Task to carry out:
Each line of the material must be repeated precisely, with the pictures left out.

-- -- --

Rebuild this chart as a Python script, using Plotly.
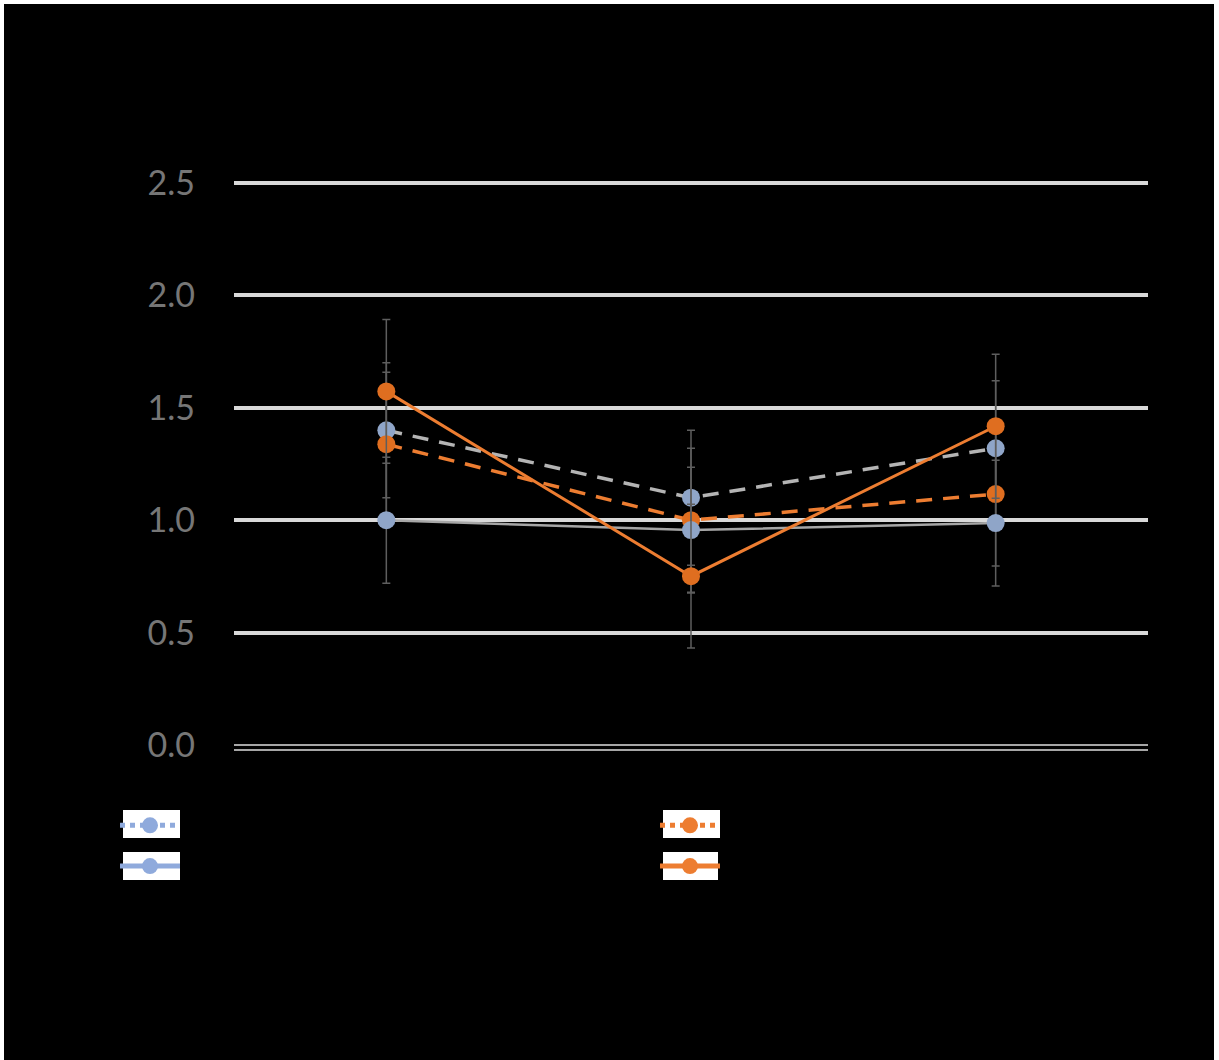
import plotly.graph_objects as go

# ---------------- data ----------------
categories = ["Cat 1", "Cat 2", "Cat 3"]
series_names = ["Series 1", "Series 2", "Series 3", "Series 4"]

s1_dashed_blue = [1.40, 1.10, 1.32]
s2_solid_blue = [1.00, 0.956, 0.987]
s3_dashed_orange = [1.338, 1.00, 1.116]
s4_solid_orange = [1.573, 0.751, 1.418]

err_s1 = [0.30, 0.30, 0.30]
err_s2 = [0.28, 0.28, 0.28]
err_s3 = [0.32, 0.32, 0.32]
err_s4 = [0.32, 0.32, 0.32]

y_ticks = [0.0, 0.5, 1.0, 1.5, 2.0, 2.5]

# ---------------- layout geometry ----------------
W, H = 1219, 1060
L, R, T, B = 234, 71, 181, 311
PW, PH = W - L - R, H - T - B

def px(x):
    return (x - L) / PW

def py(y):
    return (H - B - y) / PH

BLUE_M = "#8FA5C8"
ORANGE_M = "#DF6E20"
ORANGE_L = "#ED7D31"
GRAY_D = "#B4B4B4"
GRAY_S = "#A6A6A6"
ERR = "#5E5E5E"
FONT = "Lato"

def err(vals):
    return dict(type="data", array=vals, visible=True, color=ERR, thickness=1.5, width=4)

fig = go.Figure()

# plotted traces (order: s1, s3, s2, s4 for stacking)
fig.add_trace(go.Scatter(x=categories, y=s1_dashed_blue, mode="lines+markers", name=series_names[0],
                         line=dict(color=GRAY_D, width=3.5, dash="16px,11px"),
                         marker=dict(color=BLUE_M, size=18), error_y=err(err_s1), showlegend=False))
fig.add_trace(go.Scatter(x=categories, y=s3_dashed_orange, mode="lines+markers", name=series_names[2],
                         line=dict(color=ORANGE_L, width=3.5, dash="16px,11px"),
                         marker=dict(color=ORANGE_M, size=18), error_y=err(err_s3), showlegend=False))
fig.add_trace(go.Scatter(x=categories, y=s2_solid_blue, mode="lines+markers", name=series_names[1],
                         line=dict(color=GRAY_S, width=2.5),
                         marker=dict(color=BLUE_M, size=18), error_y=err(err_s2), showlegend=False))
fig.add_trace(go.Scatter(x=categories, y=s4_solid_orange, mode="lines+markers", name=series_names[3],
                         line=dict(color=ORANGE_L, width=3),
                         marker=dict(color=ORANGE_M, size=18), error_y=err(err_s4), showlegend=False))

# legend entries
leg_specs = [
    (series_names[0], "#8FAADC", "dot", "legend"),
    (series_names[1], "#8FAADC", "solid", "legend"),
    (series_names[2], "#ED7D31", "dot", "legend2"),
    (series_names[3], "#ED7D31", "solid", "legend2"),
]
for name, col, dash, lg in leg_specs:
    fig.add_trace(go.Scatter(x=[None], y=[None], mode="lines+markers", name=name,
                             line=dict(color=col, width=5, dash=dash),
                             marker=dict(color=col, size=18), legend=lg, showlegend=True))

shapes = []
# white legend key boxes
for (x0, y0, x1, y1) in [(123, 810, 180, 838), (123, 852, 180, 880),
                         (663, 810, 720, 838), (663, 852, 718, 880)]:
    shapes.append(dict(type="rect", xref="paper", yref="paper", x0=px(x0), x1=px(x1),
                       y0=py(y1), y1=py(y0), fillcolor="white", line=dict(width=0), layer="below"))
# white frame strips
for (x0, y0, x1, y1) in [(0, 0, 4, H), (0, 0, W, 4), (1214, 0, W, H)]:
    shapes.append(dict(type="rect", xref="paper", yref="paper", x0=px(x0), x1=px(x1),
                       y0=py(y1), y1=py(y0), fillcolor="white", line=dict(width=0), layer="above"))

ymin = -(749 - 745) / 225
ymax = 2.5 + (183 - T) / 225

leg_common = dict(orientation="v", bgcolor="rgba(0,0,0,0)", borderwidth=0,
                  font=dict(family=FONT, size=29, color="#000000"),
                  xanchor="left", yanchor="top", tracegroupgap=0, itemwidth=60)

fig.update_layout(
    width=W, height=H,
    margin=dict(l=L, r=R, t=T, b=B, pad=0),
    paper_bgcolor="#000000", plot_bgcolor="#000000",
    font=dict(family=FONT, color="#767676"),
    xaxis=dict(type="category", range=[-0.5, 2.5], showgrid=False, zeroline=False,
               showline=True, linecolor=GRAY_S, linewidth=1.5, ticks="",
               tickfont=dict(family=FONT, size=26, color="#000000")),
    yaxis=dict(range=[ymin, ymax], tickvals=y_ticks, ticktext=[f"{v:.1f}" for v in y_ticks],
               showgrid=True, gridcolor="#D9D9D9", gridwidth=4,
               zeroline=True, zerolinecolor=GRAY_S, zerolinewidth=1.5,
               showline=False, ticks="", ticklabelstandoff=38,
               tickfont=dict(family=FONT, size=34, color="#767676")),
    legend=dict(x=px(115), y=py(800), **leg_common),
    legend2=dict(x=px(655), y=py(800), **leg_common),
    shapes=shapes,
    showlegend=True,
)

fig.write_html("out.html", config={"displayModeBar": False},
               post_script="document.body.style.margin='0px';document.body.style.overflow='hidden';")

-- -- --

Result of this exercise:
Rebuild this chart as a Python script, using Plotly.
import plotly.graph_objects as go

# ---------------- data ----------------
categories = ["Cat 1", "Cat 2", "Cat 3"]
series_names = ["Series 1", "Series 2", "Series 3", "Series 4"]

s1_dashed_blue = [1.40, 1.10, 1.32]
s2_solid_blue = [1.00, 0.956, 0.987]
s3_dashed_orange = [1.338, 1.00, 1.116]
s4_solid_orange = [1.573, 0.751, 1.418]

err_s1 = [0.30, 0.30, 0.30]
err_s2 = [0.28, 0.28, 0.28]
err_s3 = [0.32, 0.32, 0.32]
err_s4 = [0.32, 0.32, 0.32]

y_ticks = [0.0, 0.5, 1.0, 1.5, 2.0, 2.5]

# ---------------- layout geometry ----------------
W, H = 1219, 1060
L, R, T, B = 234, 71, 181, 311
PW, PH = W - L - R, H - T - B

def px(x):
    return (x - L) / PW

def py(y):
    return (H - B - y) / PH

BLUE_M = "#8FA5C8"
ORANGE_M = "#DF6E20"
ORANGE_L = "#ED7D31"
GRAY_D = "#B4B4B4"
GRAY_S = "#A6A6A6"
ERR = "#5E5E5E"
FONT = "Lato"

def err(vals):
    return dict(type="data", array=vals, visible=True, color=ERR, thickness=1.5, width=4)

fig = go.Figure()

# plotted traces (order: s1, s3, s2, s4 for stacking)
fig.add_trace(go.Scatter(x=categories, y=s1_dashed_blue, mode="lines+markers", name=series_names[0],
                         line=dict(color=GRAY_D, width=3.5, dash="16px,11px"),
                         marker=dict(color=BLUE_M, size=18), error_y=err(err_s1), showlegend=False))
fig.add_trace(go.Scatter(x=categories, y=s3_dashed_orange, mode="lines+markers", name=series_names[2],
                         line=dict(color=ORANGE_L, width=3.5, dash="16px,11px"),
                         marker=dict(color=ORANGE_M, size=18), error_y=err(err_s3), showlegend=False))
fig.add_trace(go.Scatter(x=categories, y=s2_solid_blue, mode="lines+markers", name=series_names[1],
                         line=dict(color=GRAY_S, width=2.5),
                         marker=dict(color=BLUE_M, size=18), error_y=err(err_s2), showlegend=False))
fig.add_trace(go.Scatter(x=categories, y=s4_solid_orange, mode="lines+markers", name=series_names[3],
                         line=dict(color=ORANGE_L, width=3),
                         marker=dict(color=ORANGE_M, size=18), error_y=err(err_s4), showlegend=False))

# legend entries
leg_specs = [
    (series_names[0], "#8FAADC", "dot", "legend"),
    (series_names[1], "#8FAADC", "solid", "legend"),
    (series_names[2], "#ED7D31", "dot", "legend2"),
    (series_names[3], "#ED7D31", "solid", "legend2"),
]
for name, col, dash, lg in leg_specs:
    fig.add_trace(go.Scatter(x=[None], y=[None], mode="lines+markers", name=name,
                             line=dict(color=col, width=5, dash=dash),
                             marker=dict(color=col, size=18), legend=lg, showlegend=True))

shapes = []
# white legend key boxes
for (x0, y0, x1, y1) in [(123, 810, 180, 838), (123, 852, 180, 880),
                         (663, 810, 720, 838), (663, 852, 718, 880)]:
    shapes.append(dict(type="rect", xref="paper", yref="paper", x0=px(x0), x1=px(x1),
                       y0=py(y1), y1=py(y0), fillcolor="white", line=dict(width=0), layer="below"))
# white frame strips
for (x0, y0, x1, y1) in [(0, 0, 4, H), (0, 0, W, 4), (1214, 0, W, H)]:
    shapes.append(dict(type="rect", xref="paper", yref="paper", x0=px(x0), x1=px(x1),
                       y0=py(y1), y1=py(y0), fillcolor="white", line=dict(width=0), layer="above"))

ymin = -(749 - 745) / 225
ymax = 2.5 + (183 - T) / 225

leg_common = dict(orientation="v", bgcolor="rgba(0,0,0,0)", borderwidth=0,
                  font=dict(family=FONT, size=29, color="#000000"),
                  xanchor="left", yanchor="top", tracegroupgap=0, itemwidth=60)

fig.update_layout(
    width=W, height=H,
    margin=dict(l=L, r=R, t=T, b=B, pad=0),
    paper_bgcolor="#000000", plot_bgcolor="#000000",
    font=dict(family=FONT, color="#767676"),
    xaxis=dict(type="category", range=[-0.5, 2.5], showgrid=False, zeroline=False,
               showline=True, linecolor=GRAY_S, linewidth=1.5, ticks="",
               tickfont=dict(family=FONT, size=26, color="#000000")),
    yaxis=dict(range=[ymin, ymax], tickvals=y_ticks, ticktext=[f"{v:.1f}" for v in y_ticks],
               showgrid=True, gridcolor="#D9D9D9", gridwidth=4,
               zeroline=True, zerolinecolor=GRAY_S, zerolinewidth=1.5,
               showline=False, ticks="", ticklabelstandoff=38,
               tickfont=dict(family=FONT, size=34, color="#767676")),
    legend=dict(x=px(115), y=py(800), **leg_common),
    legend2=dict(x=px(655), y=py(800), **leg_common),
    shapes=shapes,
    showlegend=True,
)

fig.write_html("out.html", config={"displayModeBar": False},
               post_script="document.body.style.margin='0px';document.body.style.overflow='hidden';")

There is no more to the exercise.